24 feb 2022 - by Christian Quest
-
written 20 years ago.
-
by Sun Micro System.
-
For some time, licensing problems, now solved.
-
A lot of forks have joined again (OpenZFS) and more features are developped
forget partitions / filesystem / lvm / md etc.
- storage space (full disks, parititons, even files, S3 planned !)
- vdev - virtual device (assemble different storage space together, defines redundancy)
- pool - gather different virtual devices into a big unique space
- datasets - they are like the filesystem (but they are not a filesystem 😉)
-
⚠️ there is no traditional notion of partitions in zfs -
see also: https://openzfs.github.io/openzfs-docs/man/7/zfsconcepts.7.html
-
vDev = set of storage spaces :
-
Recommended: use whole disks in vDev
-
But you can optionally add a partition (part of a disk).
-
You can even use a file (good for testing or dev, not for prod).
-
(in next ZFS version even S3 storage can be added)
-
-
Important:
- In one vdev there is only one redundancy configuration. (but in a pool you can put vdev with different redundancy)
- In a vdev all disk must have same size.
-
Most of the time, you create the vdev by adding it to the pool.
-
You can't extend a vDev by adding more disks (so far).
-
But you can change the disks in the vdev one by one by bigger disks.
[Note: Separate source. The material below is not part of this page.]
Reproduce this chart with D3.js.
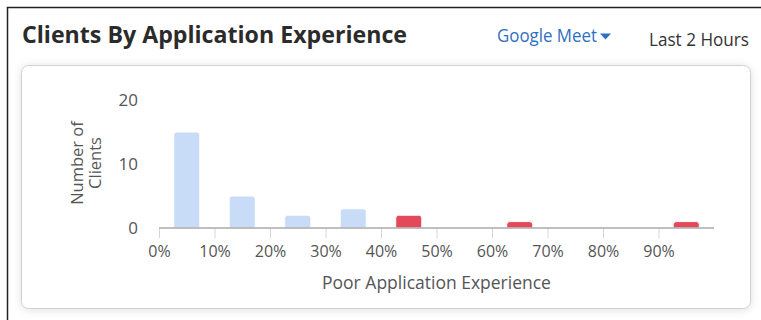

The vdev is expanded when all disks have increased size.
-
There are special vdevs:
- read cache
- write journaling
-
There can be several virtual devices in a pool.
-
Eg:
- a pool with a vdev with 5 disks in a RAIDZ1 vdev
- and, later, a vdev with 5 more disks in a RAIDZ2 vdev
-
You can remove some vdev from a pool (VDEV) but some cannot be removed - for example ZRAID vdevs.
So think carefully before adding them.
-
Example:
- 5 x 4TB disks: you have 20 TB of storage space
- to get redundancy, mirrors, raid, you can rearrange them using virtual devices (vdev)
-
That vdev I can ask the level of redundancy (number of disk that can disapear without data lost)
- RAIDZ1 - RAIDZ2 - RAIDZ3 (1, 2 or 3 disk redondancy)
- mirror: all data written on all disks (max redundancy)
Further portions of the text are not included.